Mittlerweile kann er alles auf Deutsch erzählen
Auch Amin lernt fleißig die Sprache, bis vor einigen Wochen hat er ebenfalls einen Integrationskurs besucht. Tatsächlich spricht er schon recht gut – während die Gespräche anfangs auf Englisch stattfanden, kann er mittlerweile alles auf Deutsch erzählen. „Aber ich habe noch Probleme mit der Grammatik“, gesteht Amin und lächelt.

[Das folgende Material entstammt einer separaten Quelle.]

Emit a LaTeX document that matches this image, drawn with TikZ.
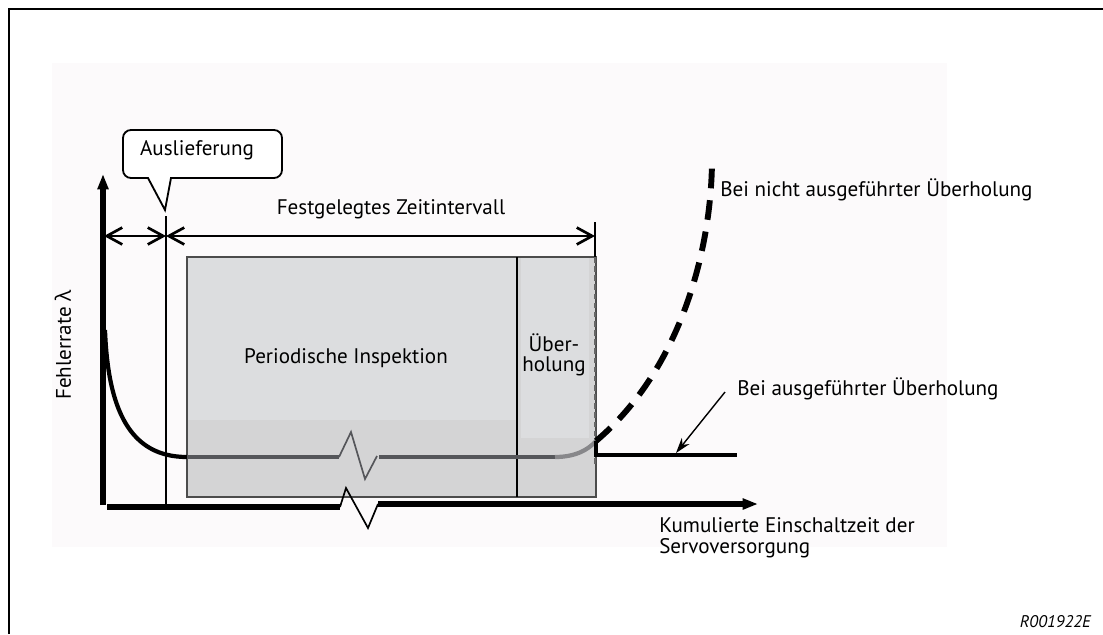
\documentclass[tikz,border=0pt]{standalone}
\usepackage{fontspec}
\setmainfont{PT Sans}
\newfontfamily\greekfont{Open Sans}
\usetikzlibrary{arrows.meta,positioning}

\definecolor{bgtint}{RGB}{252,250,251}
\definecolor{boxhigh}{RGB}{220,221,223}
\definecolor{boxlow}{RGB}{212,212,213}
\definecolor{curvegrey}{RGB}{85,86,90}
\definecolor{curvelight}{RGB}{135,135,138}

\begin{document}
\begin{tikzpicture}[
  x=0.025cm, y=-0.025cm,
  font=\fontsize{15}{14.4}\selectfont,
  axis/.style={line width=3.6pt, -{Triangle[length=11pt,width=7.5pt]}},
  dim/.style={line width=1.9pt,
    {Straight Barb[length=11pt,width=12pt,line width=1.9pt]}-{Straight Barb[length=11pt,width=12pt,line width=1.9pt]}},
  curve/.style={line width=3pt},
  zig/.style={line width=1.2pt, line join=miter},
  outline/.style={line width=0.9pt, black!70},
  label/.style={inner sep=0pt, anchor=base west, align=left}
]
  \useasboundingbox (0,0) rectangle (1103,634);
  % frame and backdrop
  \draw[line width=1.8pt] (9,634) -- (9,9) -- (1103,9);
  \fill[bgtint] (52,63) rectangle (947,547);

  % inspection and overhaul boxes
  \fill[boxlow] (187,257) rectangle (596,497);
  \fill[boxhigh] (187,257) rectangle (517,420);
  \fill[boxhigh] (521,257) rectangle (589,438);
  \draw[outline] (187,257) rectangle (596,497);
  \draw[line width=0.9pt] (517,257) -- (517,497);
  \node (insp) at (346,358) {Periodische Inspektion};
  \node[align=center] (over) at (554,355) {Über-\\holung};

  % end of interval
  \draw[line width=1.4pt] (595,222) -- (595,257);
  \draw[line width=1.3pt, black!60, dash pattern=on 4pt off 2.5pt] (595,257) -- (595,465);

  % delivery marker
  \draw[line width=1.3pt] (166,216) -- (166,505);
  \draw[line width=1.3pt, fill=white]
    (171,178) -- (165,210) -- (148,178) -- (131,178)
    arc[start angle=90, end angle=180, radius=8] -- (123,138)
    arc[start angle=180, end angle=270, radius=8] -- (274,130)
    arc[start angle=270, end angle=360, radius=8] -- (282,170)
    arc[start angle=0, end angle=90, radius=8] -- cycle;
  \node (deliv) at (197,150) {Auslieferung};

  % axes
  \draw[axis] (103,505) -- (103,174);
  \draw[line width=3.6pt] (107,507) -- (340,507);
  \draw[zig] (340,507) -- (346,488) -- (368,528) -- (378,504);
  \draw[axis] (378,504) -- (758,504);
  \node[rotate=90] (rate) at (63,345) {Fehlerrate {\greekfont λ}};

  % interval arrows
  \draw[dim] (104,236) -- (166,236);
  \draw[dim] (166,236) -- (595,236);
  \node (interval) at (391,209) {Festgelegtes Zeitintervall};

  % failure rate curve
  \draw[curve] (105,330) .. controls (108,410) and (130,457) .. (187,457);
  \draw[curve, curvegrey] (187,457) -- (339,457);
  \draw[zig, curvegrey] (339,457) -- (351,432) -- (365,479) -- (377,456);
  \draw[curve, curvegrey] (379,457) -- (555,457);
  \draw[curve, curvelight] (555,457) .. controls (575,457) and (588,450) .. (596,441);

  % with and without overhaul
  \draw[curve] (596,441) -- (596,455) -- (737,455);
  \draw[line width=4.2pt, dash pattern=on 14pt off 8.5pt]
    (596,441) .. controls (680,370) and (712,250) .. (712,158);
  \node[label] (notdone) at (720,196) {Bei nicht ausgeführter Überholung};
  \node[label] (done) at (737,395) {Bei ausgeführter Überholung};
  \coordinate (donetip) at (676,453);
  \draw[line width=1pt, -{Stealth[length=11pt,width=7pt]}] (725,392) -- (donetip);

  \node[label, anchor=north west, font=\fontsize{15}{15}\selectfont] (xlabel) at (659,517)
    {Kumulierte Einschaltzeit der\\Servoversorgung};
  \node[inner sep=0pt, anchor=base east, font=\fontsize{12}{13}\selectfont\itshape] (code) at (1091,627) {R001922E};
\end{tikzpicture}
\end{document}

Deshalb wird er nun noch einen dreimonatigen Zusatzkurs besuchen, um dann am Ende hoffentlich das Level B1 erreicht zu haben – und damit die dritte von sechs offiziellen „Sprachstufen“.
Wie es dann beruflich für Amin, der in der Anwaltskammer in der Pressestelle arbeitete, weitergeht, ist immer noch unklar. Er kann sich vieles vorstellen, zurzeit macht er etwa ein Praktikum in einer Orthopädiefirma, was ihm großen Spaß macht. Aber vielleicht findet er ja auch am Hans Otto Theater eine Stelle, schließlich ist er zurzeit alle paar Tage hier am Tiefen See und steht auf der Bühne. Amin ist Teil des Stücks „Gehen und Bleiben“, das zwölf Menschen zusammenbringt und vorstellt, die aus unterschiedlichen Gründen ihre Heimat verließen und in Potsdam landeten. Auf der Bühne zu stehen mache ihm Spaß, erzählt er mit seiner ihm eigenen Leichtigkeit. Aufgeregt? Nur beim ersten Mal ein kleines bisschen, gibt er zu. Nebenbei schreibt Amin auch, ein fiktiver kurzer Roman ist schon fertig, an einer weiteren Geschichte sitzt er gerade. „Vielleicht finde ich jemanden, der den Stoff verfilmt.“
Der zweite Sohn könnte Julian heißen
Am spannendsten wird jetzt aber wohl die Zeit in der Familie. Wie wird es für Reem sein, in einem deutschen Krankenhaus ein Kind zur Welt zu bringen? Wie wird Allith auf den kleinen Bruder reagieren? Und wie wird der Kleine heißen? Einen Favoriten hat Amin schon: Julian. Ein deutscher Name.